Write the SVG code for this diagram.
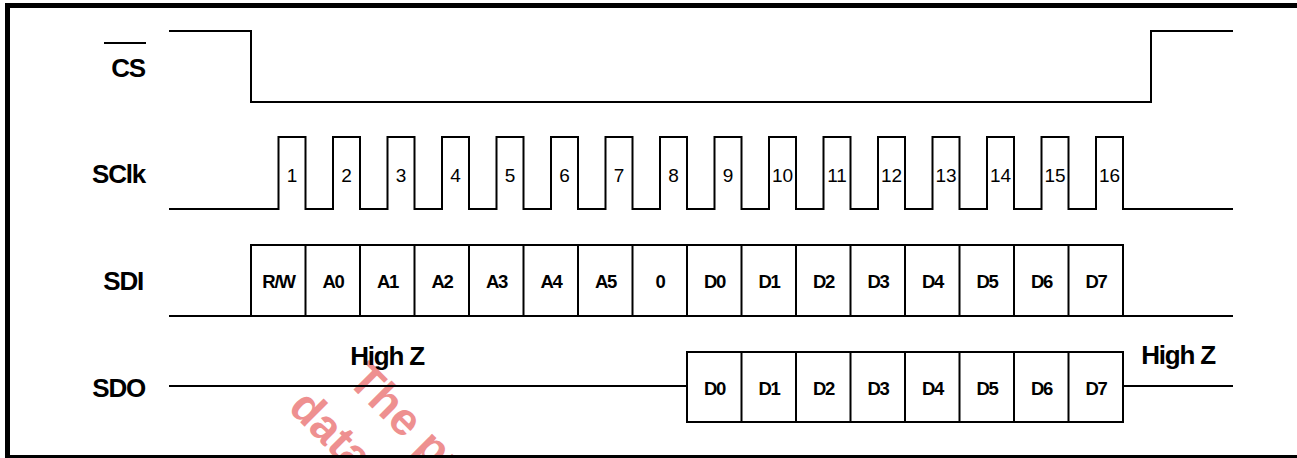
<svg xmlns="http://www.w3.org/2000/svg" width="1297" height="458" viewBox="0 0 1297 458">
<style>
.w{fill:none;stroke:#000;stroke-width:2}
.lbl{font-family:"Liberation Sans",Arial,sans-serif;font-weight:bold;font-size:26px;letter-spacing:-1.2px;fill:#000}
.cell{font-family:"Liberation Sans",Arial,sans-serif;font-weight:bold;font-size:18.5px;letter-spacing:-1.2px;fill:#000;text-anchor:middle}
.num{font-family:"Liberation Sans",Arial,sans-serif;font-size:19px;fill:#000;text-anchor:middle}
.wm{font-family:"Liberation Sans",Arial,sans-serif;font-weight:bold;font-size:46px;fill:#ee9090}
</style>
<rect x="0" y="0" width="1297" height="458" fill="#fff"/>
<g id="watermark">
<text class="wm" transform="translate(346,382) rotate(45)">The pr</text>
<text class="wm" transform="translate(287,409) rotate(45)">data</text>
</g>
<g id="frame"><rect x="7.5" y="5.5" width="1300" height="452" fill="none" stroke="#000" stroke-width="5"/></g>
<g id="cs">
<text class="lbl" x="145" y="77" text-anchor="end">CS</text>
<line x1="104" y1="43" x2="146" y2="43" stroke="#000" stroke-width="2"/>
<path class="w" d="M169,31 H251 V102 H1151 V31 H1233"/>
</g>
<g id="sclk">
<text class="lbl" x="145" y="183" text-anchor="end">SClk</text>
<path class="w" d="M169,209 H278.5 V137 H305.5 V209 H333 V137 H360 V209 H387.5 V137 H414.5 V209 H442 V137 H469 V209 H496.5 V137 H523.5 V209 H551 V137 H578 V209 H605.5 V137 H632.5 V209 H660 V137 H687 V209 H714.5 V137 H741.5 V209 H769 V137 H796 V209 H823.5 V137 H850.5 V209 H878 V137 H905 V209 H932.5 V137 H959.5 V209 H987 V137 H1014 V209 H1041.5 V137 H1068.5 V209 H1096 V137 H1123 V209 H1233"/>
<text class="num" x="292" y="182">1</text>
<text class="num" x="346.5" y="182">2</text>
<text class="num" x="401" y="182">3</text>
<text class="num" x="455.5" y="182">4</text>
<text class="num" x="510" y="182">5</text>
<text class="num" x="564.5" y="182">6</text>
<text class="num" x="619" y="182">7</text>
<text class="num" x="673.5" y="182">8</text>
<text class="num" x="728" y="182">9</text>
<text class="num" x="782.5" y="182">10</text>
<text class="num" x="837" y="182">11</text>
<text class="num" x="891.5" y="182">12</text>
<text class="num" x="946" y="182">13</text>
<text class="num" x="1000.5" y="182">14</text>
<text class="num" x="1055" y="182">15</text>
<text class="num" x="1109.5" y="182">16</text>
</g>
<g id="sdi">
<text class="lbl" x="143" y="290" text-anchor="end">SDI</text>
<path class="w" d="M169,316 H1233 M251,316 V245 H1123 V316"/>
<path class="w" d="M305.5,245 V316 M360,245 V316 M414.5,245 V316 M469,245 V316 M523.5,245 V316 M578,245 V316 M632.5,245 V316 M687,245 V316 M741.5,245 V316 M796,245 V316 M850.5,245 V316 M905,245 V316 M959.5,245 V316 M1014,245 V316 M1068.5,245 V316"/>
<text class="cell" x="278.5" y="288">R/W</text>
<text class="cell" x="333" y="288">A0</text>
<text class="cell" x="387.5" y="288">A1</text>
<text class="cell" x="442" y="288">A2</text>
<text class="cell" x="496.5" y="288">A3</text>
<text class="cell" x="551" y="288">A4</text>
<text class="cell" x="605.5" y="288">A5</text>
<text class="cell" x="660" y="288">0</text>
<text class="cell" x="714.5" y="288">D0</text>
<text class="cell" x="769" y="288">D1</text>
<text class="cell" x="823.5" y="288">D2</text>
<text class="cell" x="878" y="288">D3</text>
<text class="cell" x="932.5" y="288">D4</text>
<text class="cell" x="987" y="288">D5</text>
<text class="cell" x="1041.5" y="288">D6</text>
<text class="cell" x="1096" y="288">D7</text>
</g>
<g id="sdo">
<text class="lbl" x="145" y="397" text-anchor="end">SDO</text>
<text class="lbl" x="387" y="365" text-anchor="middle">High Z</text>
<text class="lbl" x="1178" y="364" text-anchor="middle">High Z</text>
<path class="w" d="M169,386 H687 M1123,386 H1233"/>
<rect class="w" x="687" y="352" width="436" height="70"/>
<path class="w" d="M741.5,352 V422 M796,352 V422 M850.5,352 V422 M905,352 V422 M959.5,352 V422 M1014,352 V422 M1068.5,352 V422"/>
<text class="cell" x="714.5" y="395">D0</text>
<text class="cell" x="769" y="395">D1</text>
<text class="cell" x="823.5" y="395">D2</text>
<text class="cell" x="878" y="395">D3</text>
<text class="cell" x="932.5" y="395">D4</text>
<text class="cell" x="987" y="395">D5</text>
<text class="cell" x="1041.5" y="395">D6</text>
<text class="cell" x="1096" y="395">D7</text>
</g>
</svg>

- - - -

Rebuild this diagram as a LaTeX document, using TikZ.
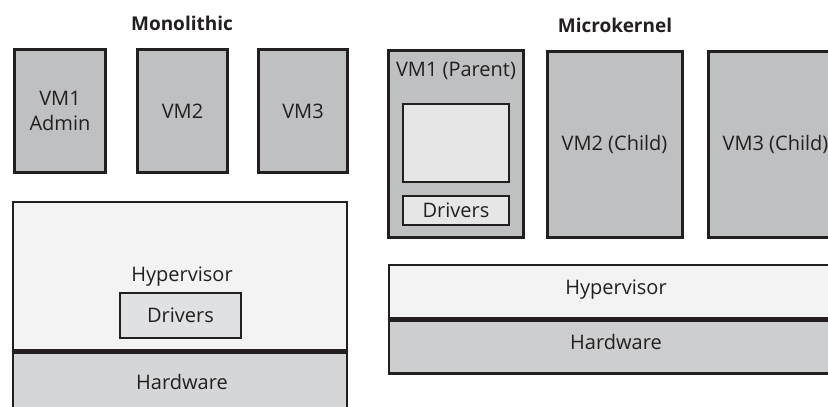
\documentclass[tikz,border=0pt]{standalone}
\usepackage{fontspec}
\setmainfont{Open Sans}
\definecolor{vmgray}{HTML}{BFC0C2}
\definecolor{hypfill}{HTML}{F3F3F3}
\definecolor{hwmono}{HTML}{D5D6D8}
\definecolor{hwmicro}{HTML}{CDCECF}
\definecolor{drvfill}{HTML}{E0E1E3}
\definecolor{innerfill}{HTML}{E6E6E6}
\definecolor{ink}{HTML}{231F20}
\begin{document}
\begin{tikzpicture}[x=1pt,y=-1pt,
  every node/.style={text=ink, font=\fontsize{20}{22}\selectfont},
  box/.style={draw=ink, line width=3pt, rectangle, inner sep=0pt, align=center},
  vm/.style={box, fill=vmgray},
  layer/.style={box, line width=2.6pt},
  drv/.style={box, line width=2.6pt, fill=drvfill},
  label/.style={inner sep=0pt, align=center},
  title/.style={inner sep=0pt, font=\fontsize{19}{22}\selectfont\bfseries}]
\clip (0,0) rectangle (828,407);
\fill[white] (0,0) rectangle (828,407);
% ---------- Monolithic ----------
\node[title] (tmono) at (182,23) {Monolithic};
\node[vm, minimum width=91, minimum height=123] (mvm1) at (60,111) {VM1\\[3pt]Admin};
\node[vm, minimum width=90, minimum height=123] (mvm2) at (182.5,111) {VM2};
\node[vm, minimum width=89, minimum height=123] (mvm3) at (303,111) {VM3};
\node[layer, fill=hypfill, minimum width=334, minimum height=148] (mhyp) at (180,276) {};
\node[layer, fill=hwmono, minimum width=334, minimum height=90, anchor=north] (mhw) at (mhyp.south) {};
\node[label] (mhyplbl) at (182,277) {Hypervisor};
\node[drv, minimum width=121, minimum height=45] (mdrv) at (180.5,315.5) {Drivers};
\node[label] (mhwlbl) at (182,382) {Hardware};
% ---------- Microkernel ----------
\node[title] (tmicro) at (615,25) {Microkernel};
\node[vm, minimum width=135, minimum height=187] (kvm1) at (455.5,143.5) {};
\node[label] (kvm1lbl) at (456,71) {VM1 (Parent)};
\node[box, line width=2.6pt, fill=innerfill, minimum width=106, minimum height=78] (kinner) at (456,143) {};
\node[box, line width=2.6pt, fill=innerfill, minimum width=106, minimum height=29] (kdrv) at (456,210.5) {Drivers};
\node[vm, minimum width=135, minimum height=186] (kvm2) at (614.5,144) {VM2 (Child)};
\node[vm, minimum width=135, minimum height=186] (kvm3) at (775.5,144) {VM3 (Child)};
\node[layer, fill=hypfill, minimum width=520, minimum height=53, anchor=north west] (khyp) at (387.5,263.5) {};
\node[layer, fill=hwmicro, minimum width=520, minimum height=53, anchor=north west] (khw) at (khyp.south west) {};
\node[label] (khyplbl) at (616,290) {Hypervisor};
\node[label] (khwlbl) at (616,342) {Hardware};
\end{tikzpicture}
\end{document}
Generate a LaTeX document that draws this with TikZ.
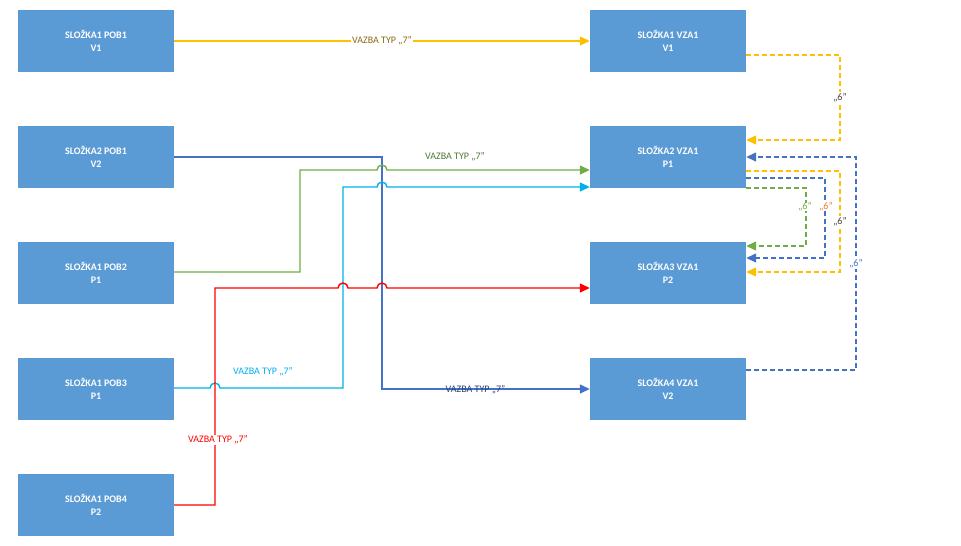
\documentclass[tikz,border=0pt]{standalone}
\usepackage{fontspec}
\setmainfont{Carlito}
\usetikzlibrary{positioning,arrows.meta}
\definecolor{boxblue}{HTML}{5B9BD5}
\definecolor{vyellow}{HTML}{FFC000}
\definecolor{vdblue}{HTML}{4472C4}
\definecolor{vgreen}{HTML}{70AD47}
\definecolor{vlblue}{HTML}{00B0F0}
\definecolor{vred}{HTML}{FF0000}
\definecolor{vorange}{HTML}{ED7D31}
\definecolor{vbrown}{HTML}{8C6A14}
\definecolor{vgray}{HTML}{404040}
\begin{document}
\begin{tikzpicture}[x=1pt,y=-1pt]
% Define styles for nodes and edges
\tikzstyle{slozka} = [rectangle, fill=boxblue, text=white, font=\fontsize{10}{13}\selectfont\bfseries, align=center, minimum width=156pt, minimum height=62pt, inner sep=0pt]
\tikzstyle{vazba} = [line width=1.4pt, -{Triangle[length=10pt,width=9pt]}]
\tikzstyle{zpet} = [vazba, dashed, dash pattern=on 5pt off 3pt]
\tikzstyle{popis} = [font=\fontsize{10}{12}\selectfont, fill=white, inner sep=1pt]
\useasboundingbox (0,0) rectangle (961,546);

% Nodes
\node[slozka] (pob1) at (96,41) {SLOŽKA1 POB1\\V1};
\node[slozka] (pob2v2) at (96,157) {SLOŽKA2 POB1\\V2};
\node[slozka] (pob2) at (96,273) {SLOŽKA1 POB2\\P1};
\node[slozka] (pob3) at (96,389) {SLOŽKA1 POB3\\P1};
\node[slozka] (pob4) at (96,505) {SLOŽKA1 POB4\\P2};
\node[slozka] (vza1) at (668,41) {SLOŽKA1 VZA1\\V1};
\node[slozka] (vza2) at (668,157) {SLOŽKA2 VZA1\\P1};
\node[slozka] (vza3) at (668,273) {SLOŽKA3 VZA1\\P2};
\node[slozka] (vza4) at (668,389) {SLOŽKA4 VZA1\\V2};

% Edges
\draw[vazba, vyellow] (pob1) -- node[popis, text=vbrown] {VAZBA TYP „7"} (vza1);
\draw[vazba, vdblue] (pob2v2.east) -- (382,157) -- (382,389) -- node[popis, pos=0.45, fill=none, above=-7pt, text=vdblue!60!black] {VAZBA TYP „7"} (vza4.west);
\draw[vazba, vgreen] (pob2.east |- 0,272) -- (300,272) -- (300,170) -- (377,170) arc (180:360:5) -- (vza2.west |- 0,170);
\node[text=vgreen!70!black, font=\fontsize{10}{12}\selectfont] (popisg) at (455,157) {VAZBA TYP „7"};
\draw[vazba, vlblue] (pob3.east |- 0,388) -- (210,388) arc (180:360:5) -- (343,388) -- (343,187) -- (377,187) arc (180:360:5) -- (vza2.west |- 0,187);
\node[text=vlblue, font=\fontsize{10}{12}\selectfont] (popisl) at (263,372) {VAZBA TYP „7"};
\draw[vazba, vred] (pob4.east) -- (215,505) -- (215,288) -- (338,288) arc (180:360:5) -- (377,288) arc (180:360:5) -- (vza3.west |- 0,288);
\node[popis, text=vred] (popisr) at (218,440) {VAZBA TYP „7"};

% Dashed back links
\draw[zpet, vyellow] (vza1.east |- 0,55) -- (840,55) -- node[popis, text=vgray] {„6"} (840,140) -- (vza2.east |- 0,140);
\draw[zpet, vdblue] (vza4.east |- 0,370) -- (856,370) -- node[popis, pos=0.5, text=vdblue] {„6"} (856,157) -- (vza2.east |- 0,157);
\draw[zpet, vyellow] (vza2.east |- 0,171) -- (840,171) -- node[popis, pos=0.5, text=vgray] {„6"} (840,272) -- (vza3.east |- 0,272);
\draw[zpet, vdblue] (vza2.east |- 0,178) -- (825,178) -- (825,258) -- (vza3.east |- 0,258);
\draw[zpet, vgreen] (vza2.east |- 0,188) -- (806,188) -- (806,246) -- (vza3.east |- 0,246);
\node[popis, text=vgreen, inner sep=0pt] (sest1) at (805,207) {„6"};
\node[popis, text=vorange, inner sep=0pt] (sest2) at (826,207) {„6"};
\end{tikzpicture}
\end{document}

- - - -

- DIRECTIVE -
The lines you need run from the one containing "Generate a LaTeX" down to the one containing "(vza4) at (668,389)"; print them exactly, both ends included, and leave out pictures.

- TASK RESPONSE -
Generate a LaTeX document that draws this with TikZ.
\documentclass[tikz,border=0pt]{standalone}
\usepackage{fontspec}
\setmainfont{Carlito}
\usetikzlibrary{positioning,arrows.meta}
\definecolor{boxblue}{HTML}{5B9BD5}
\definecolor{vyellow}{HTML}{FFC000}
\definecolor{vdblue}{HTML}{4472C4}
\definecolor{vgreen}{HTML}{70AD47}
\definecolor{vlblue}{HTML}{00B0F0}
\definecolor{vred}{HTML}{FF0000}
\definecolor{vorange}{HTML}{ED7D31}
\definecolor{vbrown}{HTML}{8C6A14}
\definecolor{vgray}{HTML}{404040}
\begin{document}
\begin{tikzpicture}[x=1pt,y=-1pt]
% Define styles for nodes and edges
\tikzstyle{slozka} = [rectangle, fill=boxblue, text=white, font=\fontsize{10}{13}\selectfont\bfseries, align=center, minimum width=156pt, minimum height=62pt, inner sep=0pt]
\tikzstyle{vazba} = [line width=1.4pt, -{Triangle[length=10pt,width=9pt]}]
\tikzstyle{zpet} = [vazba, dashed, dash pattern=on 5pt off 3pt]
\tikzstyle{popis} = [font=\fontsize{10}{12}\selectfont, fill=white, inner sep=1pt]
\useasboundingbox (0,0) rectangle (961,546);

% Nodes
\node[slozka] (pob1) at (96,41) {SLOŽKA1 POB1\\V1};
\node[slozka] (pob2v2) at (96,157) {SLOŽKA2 POB1\\V2};
\node[slozka] (pob2) at (96,273) {SLOŽKA1 POB2\\P1};
\node[slozka] (pob3) at (96,389) {SLOŽKA1 POB3\\P1};
\node[slozka] (pob4) at (96,505) {SLOŽKA1 POB4\\P2};
\node[slozka] (vza1) at (668,41) {SLOŽKA1 VZA1\\V1};
\node[slozka] (vza2) at (668,157) {SLOŽKA2 VZA1\\P1};
\node[slozka] (vza3) at (668,273) {SLOŽKA3 VZA1\\P2};
\node[slozka] (vza4) at (668,389) {SLOŽKA4 VZA1\\V2};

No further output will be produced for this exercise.